India’s Congress party President Mallikarjun Kharge has said that Prime Minister Narendra Modi’s government had “misled the nation”, amid a furore about the now-acknowledged aircraft losses to Pakistan during the recent conflict.
The remarks come a day after India’s top general confirmed that his country’s fighter jets were downed by Pakistan but did not specify a number. That admission followed a statement by Subrahmanyam Swamy, a member of Modi’s Bharatiya Janata Party (BJP) but a staunch critic of the Indian premier, that Pakistan had downed five Indian planes.
“The Modi govt has misled the nation. The fog of war is now clearing,” Kharge wrote in a post on X.
He said that in the wake of the remarks made by India’s Chief of Defence Staff (CDS) General Anil Chauhan in Singapore during an interview, there were some very important questions which needed to be asked.
“These can only be asked if a Special Session of the Parliament is immediately convened,” he said.

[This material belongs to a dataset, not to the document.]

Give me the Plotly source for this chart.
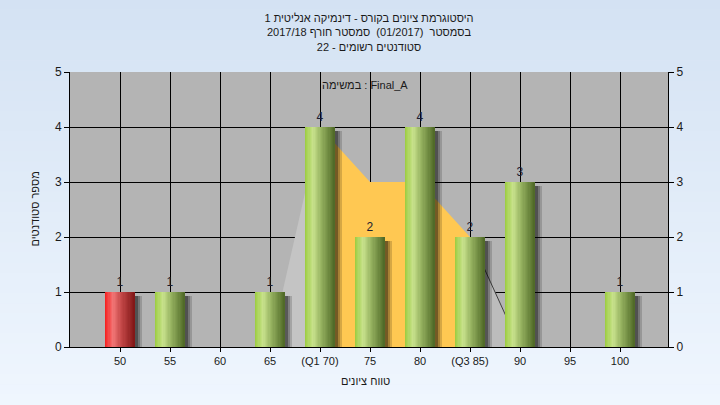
import plotly.graph_objects as go

# ---- data ----
categories = ["50", "55", "60", "65", "(Q1 70)", "75", "80", "(Q3 85)", "90", "95", "100"]
counts = [1, 1, 0, 1, 4, 2, 4, 2, 3, 0, 1]
failing = [True, False, False, False, False, False, False, False, False, False, False]

curve_x = ["65", "(Q1 70)", "75", "80", "(Q3 85)", "90"]
curve_y = [0, 4, 3, 3, 2, 0]
q1_label = "(Q1 70)"
q3_label = "(Q3 85)"

title_lines = [
    "היסטוגרמת ציונים בקורס - דינמיקה אנליטית 1",
    "בסמסטר  (01/2017)  סמסטר חורף 2017/18",
    "סטודנטים רשומים - 22",
]
legend_text = "במשימה : Final_A"
x_title = "טווח ציונים"
y_title = "מספר סטודנטים"

FONT = "Liberation Sans, Arial, DejaVu Sans, sans-serif"

# ---- layout geometry ----
W, H = 720, 405
ML, MR, MT, MB = 70, 52, 72, 58
PW, PH = W - ML - MR, H - MT - MB


def lerp(c1, c2, t):
    return tuple(int(round(a + (b - a) * t)) for a, b in zip(c1, c2))


def grad(stops, t):
    for (p0, c0), (p1, c1) in zip(stops, stops[1:]):
        if p0 <= t <= p1:
            return lerp(c0, c1, (t - p0) / (p1 - p0))
    return stops[-1][1]


green_stops = [(0.0, (155, 204, 62)), (0.28, (200, 226, 140)), (0.55, (150, 178, 96)), (1.0, (78, 104, 38))]
red_stops = [(0.0, (246, 28, 28)), (0.28, (242, 118, 118)), (0.55, (196, 72, 72)), (1.0, (128, 22, 22))]

fig = go.Figure()

# distribution area (base subplot, drawn beneath the bars)
i_q1 = curve_x.index(q1_label)
i_q3 = curve_x.index(q3_label)
fig.add_trace(go.Scatter(x=curve_x[:i_q1 + 1], y=curve_y[:i_q1 + 1], mode="lines",
                         fill="tozeroy", fillcolor="#c4c4c4", line=dict(width=0),
                         hoverinfo="skip", showlegend=False))
fig.add_trace(go.Scatter(x=curve_x[i_q3:], y=curve_y[i_q3:], mode="lines",
                         fill="tozeroy", fillcolor="#bcbcbc", line=dict(width=1, color="#404040"),
                         hoverinfo="skip", showlegend=False))
fig.add_trace(go.Scatter(x=curve_x[i_q1:i_q3 + 1], y=curve_y[i_q1:i_q3 + 1], mode="lines",
                         fill="tozeroy", fillcolor="#ffc852", line=dict(width=0),
                         hoverinfo="skip", showlegend=False))

BW = 0.6
# shadows
for off, alpha in [(0.14, 0.16), (0.1, 0.22), (0.06, 0.3)]:
    fig.add_trace(go.Bar(x=categories, y=counts, base=-0.08, offset=-BW / 2 + off, width=BW,
                         yaxis="y2",
                         marker=dict(color=f"rgba(0,0,0,{alpha})", line=dict(width=0)),
                         hoverinfo="skip", showlegend=False))

# gradient bars built from vertical strips
N = 24
sw = BW / N
for k in range(N):
    t = (k + 0.5) / N
    g = "rgb(%d,%d,%d)" % grad(green_stops, t)
    r = "rgb(%d,%d,%d)" % grad(red_stops, t)
    cols = [r if f else g for f in failing]
    fig.add_trace(go.Bar(x=categories, y=counts, offset=-BW / 2 + k * sw, width=sw * 1.08,
                         yaxis="y2",
                         marker=dict(color=cols, line=dict(width=0)),
                         hoverinfo="skip", showlegend=False))

# value labels carried by a transparent full-width bar
fig.add_trace(go.Bar(x=categories, y=counts, offset=-BW / 2, width=BW, yaxis="y2",
                     text=[str(v) if v > 0 else "" for v in counts],
                     textposition="outside", constraintext="none", cliponaxis=False,
                     textfont=dict(family=FONT, size=12, color="#1c1c30"),
                     marker=dict(color="rgba(0,0,0,0)", line=dict(width=0)),
                     hoverinfo="skip", showlegend=False))

# background gradient bands (paper)
shapes = []
x0p, x1p = -ML / PW, 1 + MR / PW
ytop, ybot = 1 + MT / PH, -MB / PH
NB = 40
top_c, bot_c = (212, 226, 243), (239, 246, 254)
for i in range(NB):
    a = ytop + (ybot - ytop) * i / NB
    b = ytop + (ybot - ytop) * (i + 1) / NB
    c = lerp(top_c, bot_c, i / (NB - 1))
    shapes.append(dict(type="rect", xref="paper", yref="paper", x0=x0p, x1=x1p, y0=b, y1=a + 0.002,
                       fillcolor="rgb(%d,%d,%d)" % c, line=dict(width=0), layer="below"))
shapes.append(dict(type="rect", xref="paper", yref="paper", x0=0, x1=1, y0=0, y1=1,
                   fillcolor="#b4b4b4", line=dict(width=0), layer="below"))

axis_common = dict(showline=True, linecolor="black", linewidth=1, ticks="outside", ticklen=5,
                   tickcolor="black", tickfont=dict(family=FONT, size=12, color="#1a1a1a"))

fig.update_layout(
    width=W, height=H,
    margin=dict(l=ML, r=MR, t=MT, b=MB),
    paper_bgcolor="#e4edf8",
    plot_bgcolor="#b4b4b4",
    barmode="overlay",
    bargap=0,
    shapes=shapes,
    title=dict(text="<br>".join(title_lines), x=0.5, xanchor="center", xref="paper",
               y=1 - 22 / H, yanchor="top", yref="container",
               font=dict(family=FONT, size=11, color="#1a1a1a")),
    xaxis=dict(type="category", categoryorder="array", categoryarray=categories,
               range=[-1, 10.96], showgrid=True, gridcolor="black", gridwidth=1,
               zeroline=False, tickfont=dict(family=FONT, size=11, color="#1a1a1a"),
               showline=True, linecolor="black", ticks="outside", ticklen=4, tickcolor="black"),
    yaxis=dict(range=[0, 5], dtick=1, showgrid=True, gridcolor="black", gridwidth=1,
               zeroline=False, **axis_common),
    yaxis2=dict(range=[0, 5], dtick=1, overlaying="y", side="right", showgrid=False,
                zeroline=False, **axis_common),
    annotations=[
        dict(text=legend_text, xref="paper", yref="paper", x=(365 - ML) / PW, y=1 - (85 - MT) / PH,
             xanchor="center", yanchor="middle",
             showarrow=False, font=dict(family=FONT, size=11, color="#1a1a1a")),
        dict(text=x_title, xref="paper", yref="paper", x=(365 - ML) / PW, y=-(381 - MT - PH) / PH,
             xanchor="center", yanchor="middle",
             showarrow=False, font=dict(family=FONT, size=11, color="#1a1a1a")),
        dict(text=y_title, xref="paper", yref="paper", x=(34 - ML) / PW, y=0.5, textangle=-90,
             xanchor="center", yanchor="middle",
             showarrow=False, font=dict(family=FONT, size=11, color="#1a1a1a")),
    ],
)

fig.write_html("out.html", config={"displayModeBar": False},
               post_script="document.body.style.margin='0';")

“The Congress party demands a comprehensive review of defence preparedness by an independent expert committee, on the lines of the Kargil review committee,” he added.
Congress leader and Telangana Minister Uttam Reddy separately demanded transparency from the Indian government to reveal the extent of losses, Deccan Herald reported.
“The fact that the fighter aircraft were downed is something that the government needs to stop denying. The CDS himself mentioned that. “Earlier Air Marshal Bharti had mentioned it indirectly in his briefing along with the DGMO,” Reddy, himself a former air force pilot, was quoted as having said.
Indian fighter jets were shot down by the Pakistan Air Force on the night of May 6-7 in response to the Indian Air Force’s late-night missile strikes at six Pakistani sites, including Subhan Mosque in Bahawalpur’s Ahmedpur East, Bilal Mosque in Muzaffarabad, Abbas Mosque in Kotli, Umalkura Mosque in Muridke, the village of Kotki Lohara in Sialkot district, and Shakargarh.
Pakistan took down six Indian jets, including three advanced French Rafale planes. According to reports, the recent clash between India and Pakistan marks a significant development in the regional air power constellation. Three Rafales, one Su-30MKI, one Mirage 2000 and one MiG-29 were downed within a 40-minute span. Not one Pakistani jet crossed the border or engaged in close combat.
After intercepting drones sent by India on May 8 and tit-for-tat strikes on each other’s airbases on the night of May 9-10, it took American intervention on May 10 for both sides to finally reach a ceasefire.
The US-brokered ceasefire had brought a halt to a week of record escalation between Pakistan and India as the latter took a series of unprovoked military actions despite Islamabad’s call for a neutral probe into India’s allegations over the Pahalgam attack.